Topological flat bands emerging at the inversion of stacking order in rhombohedral graphite

TL;DR

This study investigates how stacking order modifications in rhombohedral graphite can lead to topologically protected flat bands near the Fermi level, potentially related to high-temperature superconductivity.

Contribution

It reveals the emergence of topological flat bands at interfaces of different stacking configurations using first-principles calculations and a simplified tight-binding model.

Findings

Flat bands appear at interfaces between different stacking orders.

Topological origin of flat bands is confirmed.

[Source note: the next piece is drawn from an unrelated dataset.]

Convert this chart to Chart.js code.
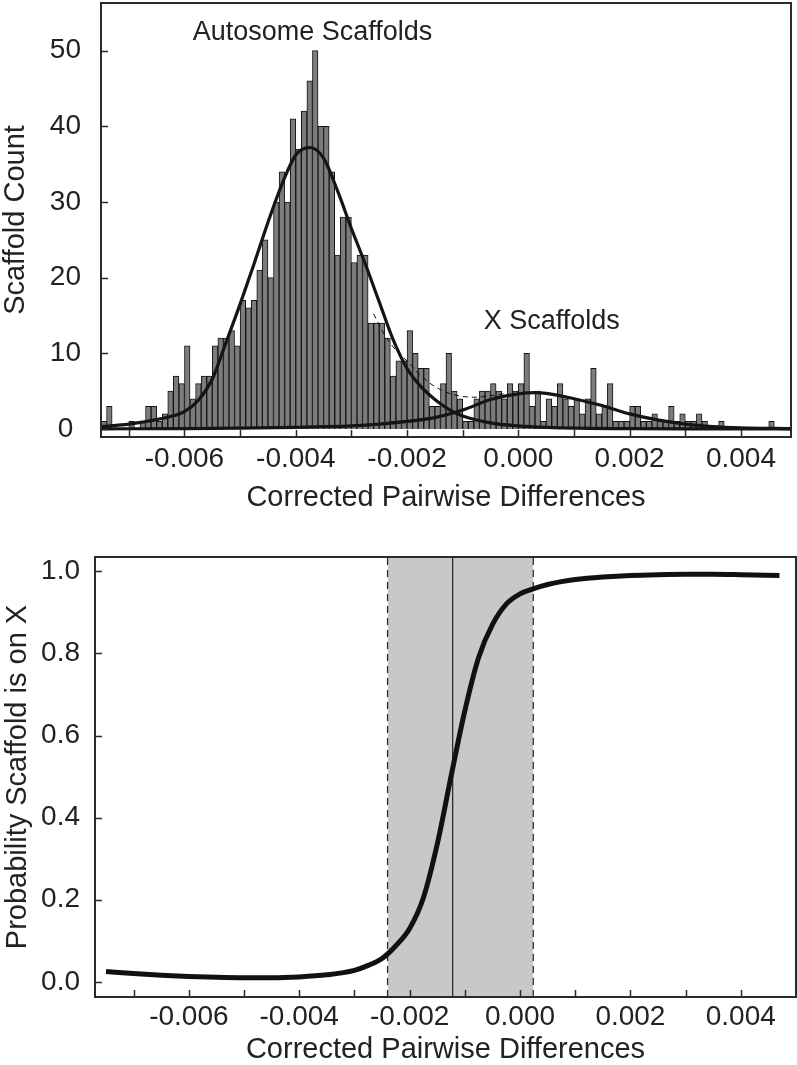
<!DOCTYPE html>
<html>
<head>
<meta charset="utf-8">
<title>Scaffold pairwise differences</title>
<script src="https://cdn.jsdelivr.net/npm/chart.js@4.4.1/dist/chart.umd.min.js"></script>
<style>
  html, body { margin: 0; padding: 0; background: #fff; }
  #wrap { position: relative; width: 797px; height: 1065px; }
  canvas { position: absolute; left: 0; }
  #histChart { top: 0; }
  #probChart { top: 530px; }
</style>
</head>
<body>
<div id="wrap">
  <canvas id="histChart" width="797" height="530"></canvas>
  <canvas id="probChart" width="797" height="535"></canvas>
</div>
<script>
// --- histogram: bins 0.0001 wide, first bin starts at -0.0075
const binStart = -0.0075;
const binWidth = 0.0001;
const scaffoldCounts = [
  1, 3, 0, 0, 0, 1, 0, 1, 3, 3,
  1, 2, 5, 7, 6, 11, 4, 6, 7, 7,
  11, 12, 12, 13, 11, 17, 16, 17, 21, 25,
  20, 30, 34, 30, 41, 37, 42, 46, 50, 40,
  40, 34, 23, 28, 28, 22, 23, 23, 14, 14,
  14, 12, 7, 9, 9, 13, 10, 8, 8, 3,
  3, 6, 10, 5, 4, 1, 1, 4, 5, 5,
  6, 5, 4, 6, 5, 6, 10, 3, 5, 1,
  4, 3, 6, 4, 3, 4, 2, 4, 8, 2,
  3, 6, 1, 1, 1, 3, 3, 1, 1, 2,
  1, 1, 3, 1, 2, 1, 1, 2, 1, 0,
  0, 1, 0, 0, 0, 0, 0, 0, 0, 0,
  1
];

// fitted curves
const autosomeFitX = [-0.0075, -0.007, -0.0065, -0.006, -0.00575, -0.0055, -0.00525, -0.005, -0.00475, -0.0045,
  -0.00425, -0.004, -0.00375, -0.0035, -0.00325, -0.003, -0.00275, -0.0025, -0.00225, -0.002,
  -0.00175, -0.0015, -0.00125, -0.001, -0.0005, 0, 0.0005, 0.001, 0.002, 0.003, 0.0049];
const autosomeFitY = [0.3, 0.65, 1.25, 2.3, 3.8, 6.6, 11.5, 16.5, 21.8, 27.3,
  32.3, 36.2, 37.2, 35.8, 31.5, 26.5, 21.8, 16.8, 11.8, 8.0,
  5.6, 3.9, 2.6, 1.7, 0.8, 0.4, 0.2, 0.1, 0.05, 0.02, 0];

const xFitX = [-0.0075, -0.006, -0.005, -0.004, -0.0035, -0.003, -0.0025, -0.002, -0.0015, -0.001,
  -0.0005, 0, 0.0003, 0.0005, 0.001, 0.0015, 0.002, 0.0025, 0.003, 0.0035, 0.004, 0.0049];
const xFitY = [0.02, 0.06, 0.12, 0.22, 0.3, 0.42, 0.65, 1.0, 1.5, 2.5,
  3.9, 4.65, 4.8, 4.7, 4.0, 3.1, 2.0, 1.2, 0.65, 0.32, 0.16, 0.06];

const sumFitX = [-0.0026, -0.0024, -0.0022, -0.002, -0.0018, -0.0016, -0.0014, -0.0012, -0.001, -0.0008, -0.0006, -0.0004, -0.0002];
const sumFitY = [15.2, 12.4, 10.4, 9.0, 7.4, 6.1, 5.2, 4.6, 4.3, 4.2, 4.3, 4.5, 4.7];

const xLabelTicks = [-0.006, -0.004, -0.002, 0, 0.002, 0.004];
const xMinorTicks = [-0.007, -0.006, -0.005, -0.004, -0.003, -0.002, -0.001, 0, 0.001, 0.002, 0.003, 0.004];
const countTicks = [0, 10, 20, 30, 40, 50];

// --- probability panel
const probX = [-0.0075, -0.007, -0.0065, -0.006, -0.0055, -0.005, -0.0045, -0.004, -0.0035, -0.003,
  -0.00275, -0.0025, -0.00225, -0.002, -0.00175, -0.0015, -0.00125, -0.001, -0.00075, -0.0005,
  -0.00025, 0, 0.00025, 0.0005, 0.00075, 0.001, 0.0015, 0.002, 0.0025, 0.003, 0.0035, 0.004, 0.0047];
const probY = [0.025, 0.02, 0.016, 0.013, 0.011, 0.01, 0.01, 0.012, 0.017, 0.028,
  0.04, 0.057, 0.088, 0.13, 0.205, 0.335, 0.5, 0.66, 0.79, 0.87,
  0.92, 0.945, 0.958, 0.968, 0.975, 0.98, 0.986, 0.99, 0.992, 0.993, 0.993, 0.992, 0.99];
const probTicks = [0, 0.2, 0.4, 0.6, 0.8, 1.0];
const cutLow = -0.0024;
const cutMid = -0.00122;
const cutHigh = 0.00024;

const ink = '#222';
const fontFamily = '"Liberation Sans", Arial, Helvetica, sans-serif';
const tickFont = { family: fontFamily, size: 28 };
const titleFont = { family: fontFamily, size: 29, lineHeight: 1 };

const toPoints = (xs, ys) => xs.map((x, i) => ({ x: x, y: ys[i] }));

// keep the plot box where it is: no extra room reserved for edge labels
function fixSize(prop, size) {
  return s => {
    s[prop] = size;
    s.paddingTop = 0;
    s.paddingBottom = 0;
    s.paddingLeft = 0;
    s.paddingRight = 0;
  };
}

// frame box + short inward tick marks
const frameAndTicks = {
  id: 'frameAndTicks',
  afterDraw(chart, args, opts) {
    const { ctx, chartArea: a, scales: { x, y } } = chart;
    ctx.save();
    ctx.strokeStyle = '#2a2a2a';
    ctx.lineWidth = 1.5;
    opts.xTicks.forEach(v => {
      const px = Math.round(x.getPixelForValue(v)) + 0.5;
      ctx.beginPath();
      ctx.moveTo(px, a.bottom);
      ctx.lineTo(px, a.bottom - 7);
      ctx.stroke();
    });
    opts.yTicks.forEach(v => {
      const py = Math.round(y.getPixelForValue(v)) + 0.5;
      ctx.beginPath();
      ctx.moveTo(a.left, py);
      ctx.lineTo(a.left + 7, py);
      ctx.stroke();
    });
    ctx.lineWidth = 2;
    ctx.strokeRect(a.left, a.top, a.right - a.left, a.bottom - a.top);
    ctx.restore();
  }
};

// text labels placed in data coordinates
const panelLabels = {
  id: 'panelLabels',
  afterDatasetsDraw(chart, args, opts) {
    if (!opts.items) return;
    const { ctx, scales: { x, y } } = chart;
    ctx.save();
    ctx.font = '27px ' + fontFamily;
    ctx.fillStyle = ink;
    ctx.textAlign = 'center';
    ctx.textBaseline = 'middle';
    opts.items.forEach(it => {
      ctx.fillText(it.text, x.getPixelForValue(it.x), y.getPixelForValue(it.y));
    });
    ctx.restore();
  }
};

const histBars = scaffoldCounts.map((c, i) => ({ x: binStart + (i + 0.5) * binWidth, y: c }));

new Chart(document.getElementById('histChart'), {
  type: 'bar',
  data: {
    datasets: [
      {
        type: 'line',
        data: toPoints(sumFitX, sumFitY),
        borderColor: '#111',
        borderWidth: 1,
        borderDash: [5, 4],
        pointRadius: 0,
        cubicInterpolationMode: 'monotone',
        order: 1
      },
      {
        type: 'line',
        data: toPoints(autosomeFitX, autosomeFitY),
        borderColor: '#151515',
        borderWidth: 3.2,
        pointRadius: 0,
        cubicInterpolationMode: 'monotone',
        order: 1
      },
      {
        type: 'line',
        data: toPoints(xFitX, xFitY),
        borderColor: '#151515',
        borderWidth: 3.2,
        pointRadius: 0,
        cubicInterpolationMode: 'monotone',
        order: 1
      },
      {
        type: 'bar',
        data: histBars,
        backgroundColor: '#7c7c7c',
        borderColor: '#141414',
        borderWidth: 1,
        barPercentage: 1,
        categoryPercentage: 1,
        order: 2
      }
    ]
  },
  options: {
    responsive: false,
    animation: false,
    devicePixelRatio: 1,
    layout: { padding: { top: 3, right: 6, left: 0, bottom: 0 } },
    plugins: {
      legend: { display: false },
      tooltip: { enabled: false },
      frameAndTicks: { xTicks: xMinorTicks, yTicks: countTicks },
      panelLabels: {
        items: [
          { text: 'Autosome Scaffolds', x: -0.0037, y: 52.4 },
          { text: 'X Scaffolds', x: 0.0006, y: 14.2 }
        ]
      }
    },
    scales: {
      x: {
        type: 'linear',
        min: -0.0075,
        max: 0.0049,
        offset: false,
        grid: { display: false, drawTicks: false },
        border: { display: false },
        afterBuildTicks: s => { s.ticks = xLabelTicks.map(v => ({ value: v })); },
        ticks: { font: tickFont, color: ink, padding: 5, maxRotation: 0, autoSkip: false, callback: v => v.toFixed(3) },
        title: { display: true, text: 'Corrected Pairwise Differences', font: titleFont, color: ink, padding: { top: 0, bottom: 18 } },
        afterFit: fixSize('height', 93)
      },
      y: {
        type: 'linear',
        min: -1.06,
        max: 56.3,
        grid: { display: false, drawTicks: false },
        border: { display: false },
        afterBuildTicks: s => { s.ticks = countTicks.map(v => ({ value: v })); },
        ticks: { font: tickFont, color: ink, padding: 20, crossAlign: 'center', callback: v => String(v) },
        title: { display: true, text: 'Scaffold Count', font: titleFont, color: ink, padding: { top: 1.5, bottom: 0 } },
        afterFit: fixSize('width', 101)
      }
    }
  },
  plugins: [frameAndTicks, panelLabels]
});

const pMin = -0.037;
const pMax = 1.035;

new Chart(document.getElementById('probChart'), {
  type: 'line',
  data: {
    datasets: [
      {
        data: toPoints(probX, probY),
        borderColor: '#111',
        borderWidth: 5,
        pointRadius: 0,
        cubicInterpolationMode: 'monotone',
        order: 1
      },
      {
        data: [{ x: cutMid, y: pMin }, { x: cutMid, y: pMax }],
        borderColor: '#222',
        borderWidth: 1.2,
        pointRadius: 0,
        order: 2
      },
      {
        data: [{ x: cutLow, y: pMin }, { x: cutLow, y: pMax }],
        borderColor: '#222',
        borderWidth: 1.2,
        borderDash: [7, 5],
        pointRadius: 0,
        order: 2
      },
      {
        data: [{ x: cutHigh, y: pMin }, { x: cutHigh, y: pMax }],
        borderColor: '#222',
        borderWidth: 1.2,
        borderDash: [7, 5],
        pointRadius: 0,
        order: 2
      },
      {
        data: [{ x: cutLow, y: pMax }, { x: cutHigh, y: pMax }],
        borderWidth: 0,
        borderColor: 'rgba(0,0,0,0)',
        backgroundColor: '#c8c8c8',
        fill: 'start',
        pointRadius: 0,
        order: 3
      }
    ]
  },
  options: {
    responsive: false,
    animation: false,
    devicePixelRatio: 1,
    layout: { padding: { top: 27, right: 1, left: 0, bottom: 0 } },
    plugins: {
      legend: { display: false },
      tooltip: { enabled: false },
      frameAndTicks: { xTicks: xMinorTicks, yTicks: probTicks }
    },
    scales: {
      x: {
        type: 'linear',
        min: -0.0077,
        max: 0.005,
        grid: { display: false, drawTicks: false },
        border: { display: false },
        afterBuildTicks: s => { s.ticks = xLabelTicks.map(v => ({ value: v })); },
        ticks: { font: tickFont, color: ink, padding: 3, maxRotation: 0, autoSkip: false, callback: v => v.toFixed(3) },
        title: { display: true, text: 'Corrected Pairwise Differences', font: titleFont, color: ink, padding: { top: 0, bottom: 1 } },
        afterFit: fixSize('height', 68)
      },
      y: {
        type: 'linear',
        min: pMin,
        max: pMax,
        grid: { display: false, drawTicks: false },
        border: { display: false },
        afterBuildTicks: s => { s.ticks = probTicks.map(v => ({ value: v })); },
        ticks: { font: tickFont, color: ink, padding: 15, crossAlign: 'center', callback: v => v.toFixed(1) },
        title: { display: true, text: 'Probability Scaffold is on X', font: titleFont, color: ink, padding: { top: 3.5, bottom: 0 } },
        afterFit: fixSize('width', 95)
      }
    }
  },
  plugins: [frameAndTicks]
});
</script>
</body>
</html>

Mapping to SSH model clarifies the physics behind flat band emergence.

Abstract

Motivated by the indications of high-Tc superconductivity in natural graphite enriched in the rhombohedral phase, we study the band structure of several stacking configurations that combine two of the three graphite structures as well as modifications of the rhombohedral sequence (from ABCABC... to CBACBA...), using first-principles calculations. We focus in particular on the possible emergence of flat bands near the Fermi level. When the two different rhombohedral orderings are combined, flat bands of topological origin emerge at the interface between the two domains, near the K and K' points of the Brillouin zone. Mapping a simple tight-binding model of a rhombohedral slab along the direction perpendicular to the graphene layers onto a Su-Schrieffer-Heeger chain provides a transparent understanding of the underlying physics.